Stewart shot and killed Officer Jared Francom and wounded several other cops. Stewart later committed suicide in prison. Lawrence, meanwhile, found evidence showing that at least one officer was wounded by friendly fire, a fact that police officials seemed reluctant to acknowledge.

"I have the utmost respect for law enforcement," said Lawrence, whose voice never wavers from a warm, even tone.

"It's a profession I've always admired and basically worshipped, because it's about the opportunity to serve and help, and because of my upbringing.

"This film . . . is not anti-police. It's designed to create dialogue, and changes for the better."

When the 109-minute film reached its end, the air seemed to rush out of the conference room where the Daily News screened the documentary. The movie is rooted in heartache, and the camera lingers on all of its forms, from crime-scene photos of Officer Francom's blood-soaked clothes to the grief-stricken gaze of Lawrence's daughter - Wood's widow - Elizabeth.

"I viewed the film not as an activist, but as a family member who lost a loved one due to police violence," said Khalif, struggling to fight back tears. His cousin Brandon Tate-Brown was fatally shot by Philadelphia police during a controversial encounter that echoes some of the film's cases.

"My heart goes out to each and every one of those family members, because I know how it feels to feel helpless when you have family members who are hurting, and you can't do anything other than scream and shout and say this is wrong."

Khalif thanked Nestel for participating in the screening and discussion, noting that the Philadelphia Police Department had declined an invitation.

"I take great pride in being a police officer. It's been my family business for generations, and I don't like it when people look at me and think of me as the enemy," Nestel said.

"I think there are a lot of people like me that want to fix things."

The conversation turned to whether procedures followed by police officers can sometimes escalate tense situations. Both Nestel and Christopher Norris, a local journalist and activist, noted that cops have to enforce policies set by lawmakers.

Utah, incidentally, has legislation that tracks the state's use of SWAT teams.

"Activists should be protesting at City Hall, not necessarily just the Roundhouse," Norris said, using the popular name for the Police Administration Building. "Some criticism against police officers are warranted, but the politicians go unscrutinized."

Local author Vincent Heck raised the issue of the rift that exists between police officers and many minority communities, a theme that largely didn't figure into "Peace Officer" because all the shooting victims featured in the film were white.

"A lot of communities aren't willing to give the police the benefit of the doubt," Heck said, "especially families that have experienced some form of police brutality."

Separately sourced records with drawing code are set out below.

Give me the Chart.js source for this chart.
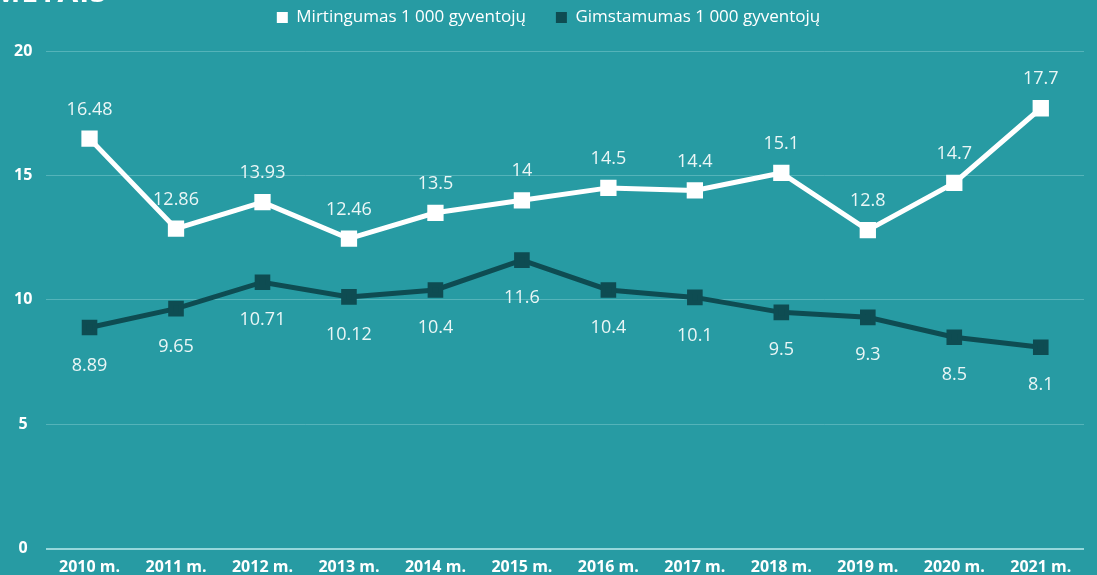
<!DOCTYPE html>
<html>
<head>
<meta charset="utf-8">
<script src="https://cdn.jsdelivr.net/npm/chart.js@4"></script>
<style>
  html, body { margin: 0; padding: 0; background: #279ba3; overflow: hidden; }
  #wrap { position: relative; width: 1097px; height: 575px; overflow: hidden; }
  #title { position: absolute; left: -8px; top: -30px; z-index: 2; font: 700 30px "Open Sans", sans-serif; color: #fff; letter-spacing: 1px; }
  #chart { position: absolute; left: 0; top: -21px; }
</style>
</head>
<body>
<div id="wrap">
  <div id="title">METAIS</div>
  <canvas id="chart" width="1097" height="599"></canvas>
</div>
<script>
"use strict";

const years = ["2010 m.", "2011 m.", "2012 m.", "2013 m.", "2014 m.", "2015 m.",
  "2016 m.", "2017 m.", "2018 m.", "2019 m.", "2020 m.", "2021 m."];
const mortality = [16.48, 12.86, 13.93, 12.46, 13.5, 14, 14.5, 14.4, 15.1, 12.8, 14.7, 17.7];
const births = [8.89, 9.65, 10.71, 10.12, 10.4, 11.6, 10.4, 10.1, 9.5, 9.3, 8.5, 8.1];
const yTicks = [0, 5, 10, 15, 20];

// value labels, above for the first series, below for the second
const valueLabels = {
  id: "valueLabels",
  afterDatasetsDraw(chart) {
    const ctx = chart.ctx;
    ctx.save();
    ctx.font = "400 18px 'Open Sans', sans-serif";
    ctx.fillStyle = "#eaf6f6";
    ctx.textAlign = "center";
    ctx.textBaseline = "middle";
    chart.data.datasets.forEach((ds, i) => {
      const meta = chart.getDatasetMeta(i);
      meta.data.forEach((pt, j) => {
        const dy = i === 0 ? -29 : 38;
        ctx.fillText(String(ds.data[j]), pt.x, pt.y + dy);
      });
    });
    ctx.restore();
  }
};

// extra room under the legend
const legendGap = {
  id: "legendGap",
  beforeInit(chart) {
    const fit = chart.legend.fit;
    chart.legend.fit = function () {
      fit.bind(chart.legend)();
      this.height += 15;
    };
  }
};

const tickFont = { family: "'Open Sans', sans-serif", size: 16, weight: "700" };

const ctx = document.getElementById("chart").getContext("2d");
new Chart(ctx, {
  type: "line",
  data: {
    labels: years,
    datasets: [{
      label: "Mirtingumas 1 000 gyventojų",
      data: mortality,
      borderColor: "#ffffff",
      backgroundColor: "#ffffff",
      borderWidth: 5,
      pointStyle: "rect",
      pointRadius: 8,
      pointHoverRadius: 8
    }, {
      label: "Gimstamumas 1 000 gyventojų",
      data: births,
      borderColor: "#0e4c52",
      backgroundColor: "#0e4c52",
      borderWidth: 5,
      pointStyle: "rect",
      pointRadius: 7.5,
      pointHoverRadius: 7.5
    }]
  },
  options: {
    responsive: false,
    animation: false,
    layout: { padding: 0 },
    plugins: {
      legend: {
        labels: {
          color: "#ffffff",
          font: { family: "'Open Sans', sans-serif", size: 17, weight: "500" },
          boxWidth: 11,
          boxHeight: 11,
          padding: 30,
          generateLabels(chart) {
            return chart.data.datasets.map((ds, i) => ({
              text: ds.label,
              fillStyle: ds.backgroundColor,
              strokeStyle: ds.backgroundColor,
              lineWidth: 0,
              fontColor: "#ffffff",
              datasetIndex: i
            }));
          }
        }
      },
      tooltip: { enabled: false }
    },
    scales: {
      x: {
        offset: true,
        grid: { display: false },
        border: { display: false },
        ticks: { color: "#ffffff", font: tickFont, maxRotation: 0, padding: 1 }
      },
      y: {
        min: 0,
        max: 20,
        afterBuildTicks(axis) { axis.ticks = yTicks.map(v => ({ value: v })); },
        grid: {
          color: c => c.tick && c.tick.value === 0 ? "rgba(190,235,238,0.75)" : "rgba(190,235,238,0.3)",
          lineWidth: c => c.tick && c.tick.value === 0 ? 2 : 1,
          drawTicks: false
        },
        border: { display: false },
        ticks: { color: "#ffffff", font: tickFont, padding: 14, crossAlign: "center" }
      }
    }
  },
  plugins: [valueLabels, legendGap]
});
</script>
</body>
</html>
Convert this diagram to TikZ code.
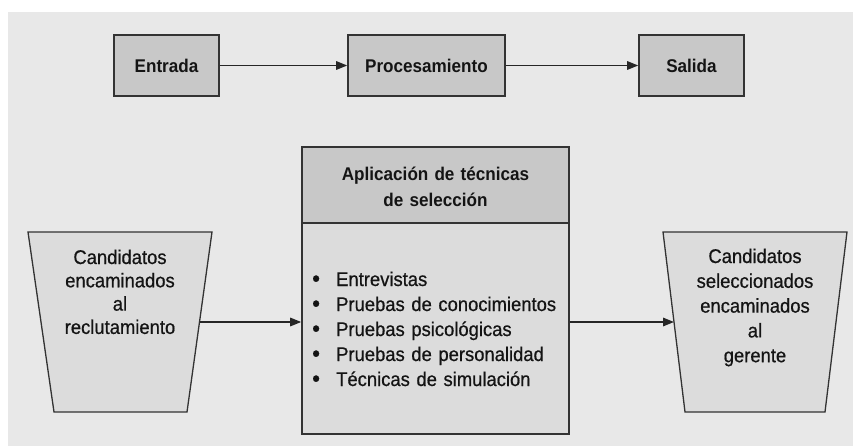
\documentclass[tikz,border=0pt]{standalone}
\usepackage{fontspec}
\setmainfont{Liberation Sans}[FakeStretch=0.93]
\newfontfamily\regf{Liberation Sans}[FakeStretch=0.93, FakeBold=0.6]
\usetikzlibrary{arrows.meta}
\definecolor{bg}{HTML}{E8E8E8}
\definecolor{hdr}{HTML}{C8C8C8}
\definecolor{lite}{HTML}{DCDCDC}
\definecolor{edge}{HTML}{333333}
\definecolor{ink}{HTML}{141414}
\newcommand{\bulletmark}{\makebox[24pt][l]{\raisebox{-0.6pt}{\fontsize{24}{25}\selectfont\textbullet}}}
\tikzset{
  boxstyle/.style={draw=edge, line width=1.6pt, fill=hdr, inner sep=0pt},
  topbox/.style={boxstyle, minimum height=61pt, text=ink,
    font=\fontsize{18.4}{22}\selectfont\bfseries},
  trapstyle/.style={draw=edge, line width=1.3pt, fill=lite},
  arr/.style={draw=black!85, line width=1.5pt, -{Triangle[length=11pt,width=8.5pt]}},
  txt/.style={inner sep=0pt, text=ink, anchor=base},
  regtxt/.style={txt, font=\regf\fontsize{19.8}{#1}\selectfont},
}
\begin{document}
\begin{tikzpicture}[x=1pt,y=-1pt]
\useasboundingbox (0,0) rectangle (853,446);
\fill[white] (0,0) rectangle (853,446);
\fill[bg] (8,12) rectangle (853,446);

% top row
\node[topbox, minimum width=105pt] (entrada) at (166.5,65.5) {Entrada};
\node[topbox, minimum width=157pt] (proc) at (426.5,65.5) {Procesamiento};
\node[topbox, minimum width=105pt] (salida) at (691.5,65.5) {Salida};
\draw[arr] (entrada) -- (proc);
\draw[arr] (proc) -- (salida);

% middle box
\node[boxstyle, minimum width=267pt, minimum height=76pt] (head) at (435.5,185) {};
\node[boxstyle, fill=lite, minimum width=267pt, minimum height=211pt] (body) at (435.5,328.5) {};
\node[txt, font=\fontsize{18.4}{26}\selectfont\bfseries, text width=260pt, align=center]
  (headtxt) at (435.5,180.7) {Aplicación de técnicas\\de selección};
\node[regtxt=25, anchor=base west, text width=262pt, align=left]
  (list) at (312,286) {%
  \bulletmark Entrevistas\\
  \bulletmark Pruebas de conocimientos\\
  \bulletmark Pruebas psicológicas\\
  \bulletmark Pruebas de personalidad\\
  \bulletmark Técnicas de simulación};

% left trapezoid
\draw[trapstyle] (28,232) -- (212,232) -- (187,412) -- (54,412) -- cycle;
\coordinate (ltE) at (199.5,322);
\node[regtxt=23.3, text width=180pt, align=center]
  (lefttxt) at (120,264) {Candidatos\\encaminados\\al\\reclutamiento};

% right trapezoid
\draw[trapstyle] (663,232) -- (847,232) -- (825,412) -- (685,412) -- cycle;
\coordinate (rtW) at (674,322);
\node[regtxt=24.8, text width=180pt, align=center]
  (righttxt) at (755,263) {Candidatos\\seleccionados\\encaminados\\al\\gerente};

% lower connectors
\draw[arr] (ltE) -- (ltE -| body.west);
\draw[arr] (body.east |- rtW) -- (rtW);
\end{tikzpicture}
\end{document}
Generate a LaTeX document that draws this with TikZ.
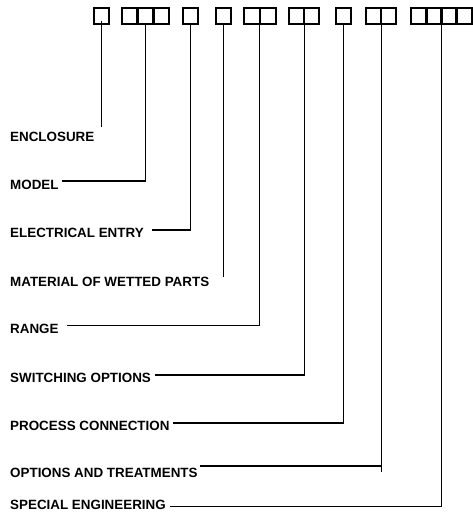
\documentclass[tikz,border=0pt]{standalone}
\usepackage{fontspec}
\setmainfont{Liberation Sans}
\begin{document}
\begin{tikzpicture}[x=1pt, y=-1pt, every node/.style={font=\bfseries\fontsize{13.4}{15}\selectfont},
    cell/.style={draw, line width=1.8pt, minimum width=15.5pt, minimum height=16pt, inner sep=0pt, outer sep=0pt},
    lbl/.style={anchor=base west, inner sep=0pt},
    lead/.style={line width=1.3pt}]
    \useasboundingbox (0,0) rectangle (472,512);
    % code boxes
    \node[cell] (enc) at (101.5,16) {};
    \node[cell] (mdl1) at (129.5,16) {};
    \node[cell] (mdl2) at (145.5,16) {};
    \node[cell] (mdl3) at (161.5,16) {};
    \node[cell] (ele) at (190.5,16) {};
    \node[cell] (mat) at (223.5,16) {};
    \node[cell] (rng1) at (252,16) {};
    \node[cell] (rng2) at (268,16) {};
    \node[cell] (swi1) at (296.5,16) {};
    \node[cell] (swi2) at (311.5,16) {};
    \node[cell] (prc) at (343.5,16) {};
    \node[cell] (opt1) at (373.5,16) {};
    \node[cell] (opt2) at (388.5,16) {};
    \node[cell] (spc1) at (419,16) {};
    \node[cell] (spc2) at (434,16) {};
    \node[cell] (spc3) at (449,16) {};
    \node[cell] (spc4) at (464,16) {};
    % labels
    \node[lbl] (encL) at (10,141.5) {ENCLOSURE};
    \node[lbl] (mdlL) at (10,189.5) {MODEL};
    \node[lbl] (eleL) at (10,237.5) {ELECTRICAL ENTRY};
    \node[lbl] (matL) at (10,286) {MATERIAL OF WETTED PARTS};
    \node[lbl] (rngL) at (10,333.5) {RANGE};
    \node[lbl] (swiL) at (10,382.5) {SWITCHING OPTIONS};
    \node[lbl] (prcL) at (10,430) {PROCESS CONNECTION};
    \node[lbl] (optL) at (10,477) {OPTIONS AND TREATMENTS};
    \node[lbl] (spcL) at (10,509) {SPECIAL ENGINEERING};
    % leader ends
    \coordinate (encE) at (101.5,127);
    \coordinate (mdlE) at (62,181);
    \coordinate (eleE) at (152,230);
    \coordinate (matE) at (223.5,277);
    \coordinate (rngE) at (67,325.5);
    \coordinate (swiE) at (155,375);
    \coordinate (prcE) at (173,423);
    \coordinate (optE) at (200,466);
    \coordinate (optT) at (381,472);
    \coordinate (spcE) at (170,506.5);
    % leaders
    \draw[lead] ([yshift=-5pt]enc.center) -- (encE);
    \draw[lead] (mdl2.south) |- (mdlE);
    \draw[lead] (ele.south) |- (eleE);
    \draw[lead] (mat.south) -- (matE);
    \draw[lead] (rng1.south east) |- (rngE);
    \draw[lead] (swi1.south east) |- (swiE);
    \draw[lead] (prc.south) |- (prcE);
    \draw[lead] (opt1.south east) |- (optE);
    \draw[lead] (opt1.south east) -- (opt1.south east |- optT);
    \draw[lead] (spc2.south east) |- (spcE);
\end{tikzpicture}
\end{document}
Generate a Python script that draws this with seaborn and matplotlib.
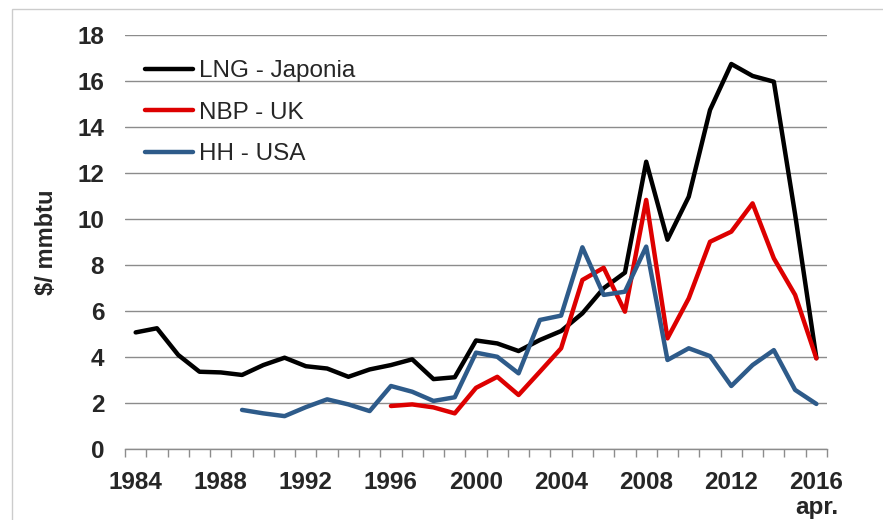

Greater transparency could be key to rebuilding the public's trust in law enforcement, especially over controversial incidents, some say.

Kelvyn Anderson, executive director of the Police Advisory Commission, said the citizens' watchdog group still faces difficulty in obtaining records of police shootings, even though it is entitled to them.

Las Vegas, by contrast, publicly presents evidence collected after local investigations into police shootings have concluded, he said.

"Police have a different mindset. We're not always great at sharing information," he said. "But we can fix that."